On December 28, 2012, the Company’s Executive Chairman Agreement with Robert Ellin expired naturally. The Company continued to retain Mr. Ellin on the same cash terms, on an at-will basis, since the expiration. Although Mr. Ellin remains on the Board of Directors and is entitled to the same compensation that may be offered to other non-management directors, as of April 15, 2013, Mr. Ellin no longer serves as Executive Chairman and such at-will cash retention ended.
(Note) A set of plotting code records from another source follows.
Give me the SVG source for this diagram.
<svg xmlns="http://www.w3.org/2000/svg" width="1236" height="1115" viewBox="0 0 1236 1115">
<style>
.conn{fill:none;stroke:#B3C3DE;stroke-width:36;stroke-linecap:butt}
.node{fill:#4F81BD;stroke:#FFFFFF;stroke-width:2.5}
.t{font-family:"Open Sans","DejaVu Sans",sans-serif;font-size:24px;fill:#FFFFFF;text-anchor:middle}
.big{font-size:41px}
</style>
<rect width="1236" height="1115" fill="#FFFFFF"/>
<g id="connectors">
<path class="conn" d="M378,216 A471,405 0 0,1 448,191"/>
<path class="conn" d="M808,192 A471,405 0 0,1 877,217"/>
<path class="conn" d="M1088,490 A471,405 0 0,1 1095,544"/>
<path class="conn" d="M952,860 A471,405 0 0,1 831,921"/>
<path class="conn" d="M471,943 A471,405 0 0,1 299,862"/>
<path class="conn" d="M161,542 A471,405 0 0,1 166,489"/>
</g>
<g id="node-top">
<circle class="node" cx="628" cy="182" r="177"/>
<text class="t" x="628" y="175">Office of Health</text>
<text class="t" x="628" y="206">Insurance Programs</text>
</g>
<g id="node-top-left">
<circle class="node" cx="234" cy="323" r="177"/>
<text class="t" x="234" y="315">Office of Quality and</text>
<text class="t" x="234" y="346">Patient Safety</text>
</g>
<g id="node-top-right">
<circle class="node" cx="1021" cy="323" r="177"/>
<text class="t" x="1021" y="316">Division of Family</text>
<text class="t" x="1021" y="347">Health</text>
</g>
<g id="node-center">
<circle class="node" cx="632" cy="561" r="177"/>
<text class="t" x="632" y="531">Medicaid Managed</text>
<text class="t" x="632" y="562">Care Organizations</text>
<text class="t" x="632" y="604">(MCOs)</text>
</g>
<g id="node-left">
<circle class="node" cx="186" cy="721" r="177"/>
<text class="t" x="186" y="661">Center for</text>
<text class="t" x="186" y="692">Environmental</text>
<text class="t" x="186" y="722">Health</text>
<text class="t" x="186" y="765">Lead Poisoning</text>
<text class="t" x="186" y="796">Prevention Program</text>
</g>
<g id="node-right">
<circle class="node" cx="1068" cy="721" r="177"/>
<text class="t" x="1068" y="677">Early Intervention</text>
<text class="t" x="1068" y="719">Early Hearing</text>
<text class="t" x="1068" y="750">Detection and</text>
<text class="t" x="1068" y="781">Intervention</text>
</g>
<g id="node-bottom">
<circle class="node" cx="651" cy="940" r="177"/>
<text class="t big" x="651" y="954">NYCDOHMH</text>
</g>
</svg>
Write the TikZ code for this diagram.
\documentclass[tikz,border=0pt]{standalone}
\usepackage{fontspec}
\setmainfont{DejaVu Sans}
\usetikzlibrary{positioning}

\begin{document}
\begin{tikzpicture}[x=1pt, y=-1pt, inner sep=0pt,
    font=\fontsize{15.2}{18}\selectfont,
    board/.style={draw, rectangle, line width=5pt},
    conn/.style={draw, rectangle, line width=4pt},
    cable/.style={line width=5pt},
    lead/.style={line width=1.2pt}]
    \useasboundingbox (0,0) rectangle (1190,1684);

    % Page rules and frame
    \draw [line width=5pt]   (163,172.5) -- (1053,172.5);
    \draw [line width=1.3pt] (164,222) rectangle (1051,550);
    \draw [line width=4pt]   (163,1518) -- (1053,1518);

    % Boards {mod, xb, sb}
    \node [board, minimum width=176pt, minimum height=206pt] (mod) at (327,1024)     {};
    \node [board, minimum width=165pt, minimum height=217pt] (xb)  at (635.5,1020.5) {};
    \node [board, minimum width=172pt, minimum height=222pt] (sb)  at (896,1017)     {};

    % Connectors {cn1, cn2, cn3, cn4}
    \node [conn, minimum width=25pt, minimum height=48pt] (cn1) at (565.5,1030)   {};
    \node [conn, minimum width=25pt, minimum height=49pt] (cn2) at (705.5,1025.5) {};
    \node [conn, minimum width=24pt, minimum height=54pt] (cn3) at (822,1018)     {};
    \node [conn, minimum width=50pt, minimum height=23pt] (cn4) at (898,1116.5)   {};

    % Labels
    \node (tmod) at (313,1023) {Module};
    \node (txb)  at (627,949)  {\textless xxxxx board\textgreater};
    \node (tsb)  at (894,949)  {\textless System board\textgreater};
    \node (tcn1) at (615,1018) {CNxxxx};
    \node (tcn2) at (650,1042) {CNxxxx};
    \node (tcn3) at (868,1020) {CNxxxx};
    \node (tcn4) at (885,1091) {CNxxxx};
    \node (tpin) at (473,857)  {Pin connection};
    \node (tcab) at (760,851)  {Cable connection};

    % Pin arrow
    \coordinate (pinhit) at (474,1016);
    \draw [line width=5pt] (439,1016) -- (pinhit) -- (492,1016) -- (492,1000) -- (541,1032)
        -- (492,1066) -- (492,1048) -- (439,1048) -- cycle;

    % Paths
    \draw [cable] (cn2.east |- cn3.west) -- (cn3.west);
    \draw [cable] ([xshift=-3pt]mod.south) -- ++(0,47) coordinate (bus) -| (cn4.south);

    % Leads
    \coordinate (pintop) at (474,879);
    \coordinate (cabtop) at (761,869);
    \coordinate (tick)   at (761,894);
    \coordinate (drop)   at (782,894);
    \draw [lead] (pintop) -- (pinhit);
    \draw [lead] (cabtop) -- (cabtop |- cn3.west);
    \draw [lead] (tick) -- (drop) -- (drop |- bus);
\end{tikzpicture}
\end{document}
On May 23, 2013, the Company entered into an Equity Financing Binding Term Sheet, dated as of May 22, 2013, (the “Windsor Equity Agreement”), with Windsor Media, Inc., pursuant to which the Company agreed to issue an aggregate of 285,714 shares of its common stock and warrants to purchase 71,429 shares of its common stock (subject to adjustment), for an aggregate purchase price of $1,000,000. The warrants have an exercise price of $3.50 per share (subject to adjustment), a five year term, and may be exercised only following the first anniversary of the date of issuance thereof. Jeffrey Karish, the President of Windsor Media, Inc., was elected to join the Board of Directors of the Company on the same day as the Windsor Equity Agreement was entered.

On May 23, 2013, Jeffrey Karish and Robert Deutschman were elected as directors of the Company.

On May 23, 2013, Christopher Rogers was appointed to the Audit Committee and the Compensation Committee of the Company.

On June 6, 2013, the Company issued a press release, announcing approval by NASDAQ’s Listing Qualifications Department to list its common stock on the NASDAQ Capital Market.